• [Set exercise]:
Transcribe every line exactly and omit anything that is a picture.

┌──

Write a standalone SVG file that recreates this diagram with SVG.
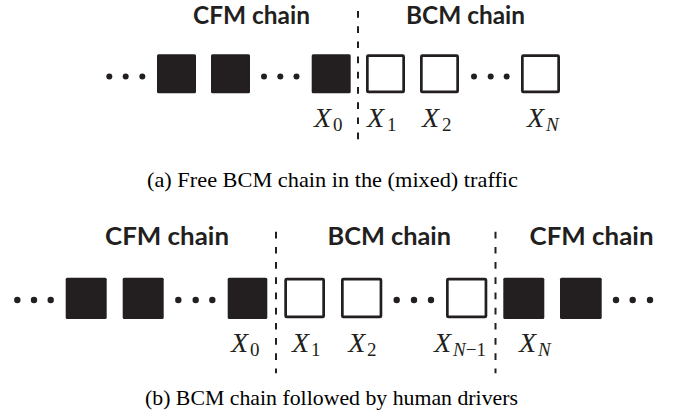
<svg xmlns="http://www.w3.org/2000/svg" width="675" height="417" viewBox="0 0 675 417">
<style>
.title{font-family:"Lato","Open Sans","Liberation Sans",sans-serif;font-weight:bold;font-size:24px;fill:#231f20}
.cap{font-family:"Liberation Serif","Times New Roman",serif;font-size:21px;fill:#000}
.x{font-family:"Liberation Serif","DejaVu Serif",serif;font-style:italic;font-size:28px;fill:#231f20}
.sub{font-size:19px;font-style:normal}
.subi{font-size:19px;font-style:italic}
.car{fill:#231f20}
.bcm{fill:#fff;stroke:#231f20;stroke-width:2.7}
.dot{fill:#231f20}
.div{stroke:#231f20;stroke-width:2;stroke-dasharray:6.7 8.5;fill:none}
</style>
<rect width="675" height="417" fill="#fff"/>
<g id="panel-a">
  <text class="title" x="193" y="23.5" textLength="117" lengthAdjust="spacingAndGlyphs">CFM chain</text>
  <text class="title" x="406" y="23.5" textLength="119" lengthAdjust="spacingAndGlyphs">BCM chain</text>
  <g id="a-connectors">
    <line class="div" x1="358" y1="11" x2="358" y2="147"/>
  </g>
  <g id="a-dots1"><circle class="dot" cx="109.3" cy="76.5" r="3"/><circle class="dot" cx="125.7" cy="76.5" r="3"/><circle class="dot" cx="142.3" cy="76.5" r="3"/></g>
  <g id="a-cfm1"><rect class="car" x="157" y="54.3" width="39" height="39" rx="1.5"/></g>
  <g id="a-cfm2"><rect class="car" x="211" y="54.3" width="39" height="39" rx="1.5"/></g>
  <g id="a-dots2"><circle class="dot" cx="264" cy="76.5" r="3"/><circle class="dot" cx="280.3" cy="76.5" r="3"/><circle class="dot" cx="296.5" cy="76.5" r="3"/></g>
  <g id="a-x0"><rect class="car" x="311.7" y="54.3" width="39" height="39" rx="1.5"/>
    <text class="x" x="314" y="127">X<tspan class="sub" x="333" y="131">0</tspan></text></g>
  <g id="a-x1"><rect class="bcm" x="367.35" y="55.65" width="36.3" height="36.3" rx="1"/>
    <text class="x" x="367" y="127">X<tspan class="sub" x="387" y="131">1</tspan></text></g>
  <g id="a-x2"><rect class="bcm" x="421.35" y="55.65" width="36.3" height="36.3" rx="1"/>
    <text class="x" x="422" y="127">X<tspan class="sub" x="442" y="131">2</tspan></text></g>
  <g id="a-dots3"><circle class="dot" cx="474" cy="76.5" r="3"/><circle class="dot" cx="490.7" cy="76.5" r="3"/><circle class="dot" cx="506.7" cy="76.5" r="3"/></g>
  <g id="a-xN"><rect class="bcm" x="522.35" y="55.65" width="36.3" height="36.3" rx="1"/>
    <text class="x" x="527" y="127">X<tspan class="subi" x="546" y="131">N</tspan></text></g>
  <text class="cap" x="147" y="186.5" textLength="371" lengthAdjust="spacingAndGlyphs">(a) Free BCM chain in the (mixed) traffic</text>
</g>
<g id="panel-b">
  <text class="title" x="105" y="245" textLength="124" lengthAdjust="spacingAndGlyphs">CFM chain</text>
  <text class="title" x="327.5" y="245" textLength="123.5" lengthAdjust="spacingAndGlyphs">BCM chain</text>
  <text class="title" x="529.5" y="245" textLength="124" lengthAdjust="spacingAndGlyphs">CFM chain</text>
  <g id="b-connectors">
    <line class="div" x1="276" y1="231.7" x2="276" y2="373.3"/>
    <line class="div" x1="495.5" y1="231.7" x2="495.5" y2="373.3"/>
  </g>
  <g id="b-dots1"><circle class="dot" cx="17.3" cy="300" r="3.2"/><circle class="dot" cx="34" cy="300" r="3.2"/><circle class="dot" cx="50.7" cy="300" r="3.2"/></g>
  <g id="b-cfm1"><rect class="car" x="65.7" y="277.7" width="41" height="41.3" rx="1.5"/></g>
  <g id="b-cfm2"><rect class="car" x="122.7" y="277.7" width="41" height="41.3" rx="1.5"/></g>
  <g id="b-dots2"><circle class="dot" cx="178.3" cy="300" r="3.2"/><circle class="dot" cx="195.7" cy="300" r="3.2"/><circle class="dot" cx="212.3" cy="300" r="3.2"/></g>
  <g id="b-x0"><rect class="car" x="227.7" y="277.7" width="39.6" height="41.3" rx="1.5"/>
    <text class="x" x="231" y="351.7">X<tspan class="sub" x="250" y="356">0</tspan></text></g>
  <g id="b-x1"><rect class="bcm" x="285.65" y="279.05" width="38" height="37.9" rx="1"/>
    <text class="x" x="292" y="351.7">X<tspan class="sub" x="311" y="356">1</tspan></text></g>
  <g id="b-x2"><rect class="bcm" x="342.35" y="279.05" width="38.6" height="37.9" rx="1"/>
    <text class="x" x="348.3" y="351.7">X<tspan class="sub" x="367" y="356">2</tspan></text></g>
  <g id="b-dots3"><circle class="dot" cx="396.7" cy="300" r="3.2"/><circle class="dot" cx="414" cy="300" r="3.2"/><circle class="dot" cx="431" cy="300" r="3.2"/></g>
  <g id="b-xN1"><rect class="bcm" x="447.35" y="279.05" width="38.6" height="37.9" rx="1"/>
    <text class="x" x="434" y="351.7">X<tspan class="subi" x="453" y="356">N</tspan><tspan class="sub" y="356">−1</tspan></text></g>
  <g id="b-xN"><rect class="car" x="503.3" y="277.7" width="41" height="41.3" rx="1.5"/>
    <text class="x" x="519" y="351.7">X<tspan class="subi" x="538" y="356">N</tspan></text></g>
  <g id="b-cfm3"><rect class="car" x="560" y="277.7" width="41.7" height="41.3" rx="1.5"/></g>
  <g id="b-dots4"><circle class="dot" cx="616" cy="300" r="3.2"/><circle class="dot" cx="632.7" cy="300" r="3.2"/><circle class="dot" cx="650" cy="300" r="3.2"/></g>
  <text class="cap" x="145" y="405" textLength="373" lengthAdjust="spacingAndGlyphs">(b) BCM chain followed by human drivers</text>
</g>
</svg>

└──

• [The response]:
Write a standalone SVG file that recreates this diagram with SVG.
<svg xmlns="http://www.w3.org/2000/svg" width="675" height="417" viewBox="0 0 675 417">
<style>
.title{font-family:"Lato","Open Sans","Liberation Sans",sans-serif;font-weight:bold;font-size:24px;fill:#231f20}
.cap{font-family:"Liberation Serif","Times New Roman",serif;font-size:21px;fill:#000}
.x{font-family:"Liberation Serif","DejaVu Serif",serif;font-style:italic;font-size:28px;fill:#231f20}
.sub{font-size:19px;font-style:normal}
.subi{font-size:19px;font-style:italic}
.car{fill:#231f20}
.bcm{fill:#fff;stroke:#231f20;stroke-width:2.7}
.dot{fill:#231f20}
.div{stroke:#231f20;stroke-width:2;stroke-dasharray:6.7 8.5;fill:none}
</style>
<rect width="675" height="417" fill="#fff"/>
<g id="panel-a">
  <text class="title" x="193" y="23.5" textLength="117" lengthAdjust="spacingAndGlyphs">CFM chain</text>
  <text class="title" x="406" y="23.5" textLength="119" lengthAdjust="spacingAndGlyphs">BCM chain</text>
  <g id="a-connectors">
    <line class="div" x1="358" y1="11" x2="358" y2="147"/>
  </g>
  <g id="a-dots1"><circle class="dot" cx="109.3" cy="76.5" r="3"/><circle class="dot" cx="125.7" cy="76.5" r="3"/><circle class="dot" cx="142.3" cy="76.5" r="3"/></g>
  <g id="a-cfm1"><rect class="car" x="157" y="54.3" width="39" height="39" rx="1.5"/></g>
  <g id="a-cfm2"><rect class="car" x="211" y="54.3" width="39" height="39" rx="1.5"/></g>
  <g id="a-dots2"><circle class="dot" cx="264" cy="76.5" r="3"/><circle class="dot" cx="280.3" cy="76.5" r="3"/><circle class="dot" cx="296.5" cy="76.5" r="3"/></g>
  <g id="a-x0"><rect class="car" x="311.7" y="54.3" width="39" height="39" rx="1.5"/>
    <text class="x" x="314" y="127">X<tspan class="sub" x="333" y="131">0</tspan></text></g>
  <g id="a-x1"><rect class="bcm" x="367.35" y="55.65" width="36.3" height="36.3" rx="1"/>
    <text class="x" x="367" y="127">X<tspan class="sub" x="387" y="131">1</tspan></text></g>
  <g id="a-x2"><rect class="bcm" x="421.35" y="55.65" width="36.3" height="36.3" rx="1"/>
    <text class="x" x="422" y="127">X<tspan class="sub" x="442" y="131">2</tspan></text></g>
  <g id="a-dots3"><circle class="dot" cx="474" cy="76.5" r="3"/><circle class="dot" cx="490.7" cy="76.5" r="3"/><circle class="dot" cx="506.7" cy="76.5" r="3"/></g>
  <g id="a-xN"><rect class="bcm" x="522.35" y="55.65" width="36.3" height="36.3" rx="1"/>
    <text class="x" x="527" y="127">X<tspan class="subi" x="546" y="131">N</tspan></text></g>
  <text class="cap" x="147" y="186.5" textLength="371" lengthAdjust="spacingAndGlyphs">(a) Free BCM chain in the (mixed) traffic</text>
</g>
<g id="panel-b">
  <text class="title" x="105" y="245" textLength="124" lengthAdjust="spacingAndGlyphs">CFM chain</text>
  <text class="title" x="327.5" y="245" textLength="123.5" lengthAdjust="spacingAndGlyphs">BCM chain</text>
  <text class="title" x="529.5" y="245" textLength="124" lengthAdjust="spacingAndGlyphs">CFM chain</text>
  <g id="b-connectors">
    <line class="div" x1="276" y1="231.7" x2="276" y2="373.3"/>
    <line class="div" x1="495.5" y1="231.7" x2="495.5" y2="373.3"/>
  </g>
  <g id="b-dots1"><circle class="dot" cx="17.3" cy="300" r="3.2"/><circle class="dot" cx="34" cy="300" r="3.2"/><circle class="dot" cx="50.7" cy="300" r="3.2"/></g>
  <g id="b-cfm1"><rect class="car" x="65.7" y="277.7" width="41" height="41.3" rx="1.5"/></g>
  <g id="b-cfm2"><rect class="car" x="122.7" y="277.7" width="41" height="41.3" rx="1.5"/></g>
  <g id="b-dots2"><circle class="dot" cx="178.3" cy="300" r="3.2"/><circle class="dot" cx="195.7" cy="300" r="3.2"/><circle class="dot" cx="212.3" cy="300" r="3.2"/></g>
  <g id="b-x0"><rect class="car" x="227.7" y="277.7" width="39.6" height="41.3" rx="1.5"/>
    <text class="x" x="231" y="351.7">X<tspan class="sub" x="250" y="356">0</tspan></text></g>
  <g id="b-x1"><rect class="bcm" x="285.65" y="279.05" width="38" height="37.9" rx="1"/>
    <text class="x" x="292" y="351.7">X<tspan class="sub" x="311" y="356">1</tspan></text></g>
  <g id="b-x2"><rect class="bcm" x="342.35" y="279.05" width="38.6" height="37.9" rx="1"/>
    <text class="x" x="348.3" y="351.7">X<tspan class="sub" x="367" y="356">2</tspan></text></g>
  <g id="b-dots3"><circle class="dot" cx="396.7" cy="300" r="3.2"/><circle class="dot" cx="414" cy="300" r="3.2"/><circle class="dot" cx="431" cy="300" r="3.2"/></g>
  <g id="b-xN1"><rect class="bcm" x="447.35" y="279.05" width="38.6" height="37.9" rx="1"/>
    <text class="x" x="434" y="351.7">X<tspan class="subi" x="453" y="356">N</tspan><tspan class="sub" y="356">−1</tspan></text></g>
  <g id="b-xN"><rect class="car" x="503.3" y="277.7" width="41" height="41.3" rx="1.5"/>
    <text class="x" x="519" y="351.7">X<tspan class="subi" x="538" y="356">N</tspan></text></g>
  <g id="b-cfm3"><rect class="car" x="560" y="277.7" width="41.7" height="41.3" rx="1.5"/></g>
  <g id="b-dots4"><circle class="dot" cx="616" cy="300" r="3.2"/><circle class="dot" cx="632.7" cy="300" r="3.2"/><circle class="dot" cx="650" cy="300" r="3.2"/></g>
  <text class="cap" x="145" y="405" textLength="373" lengthAdjust="spacingAndGlyphs">(b) BCM chain followed by human drivers</text>
</g>
</svg>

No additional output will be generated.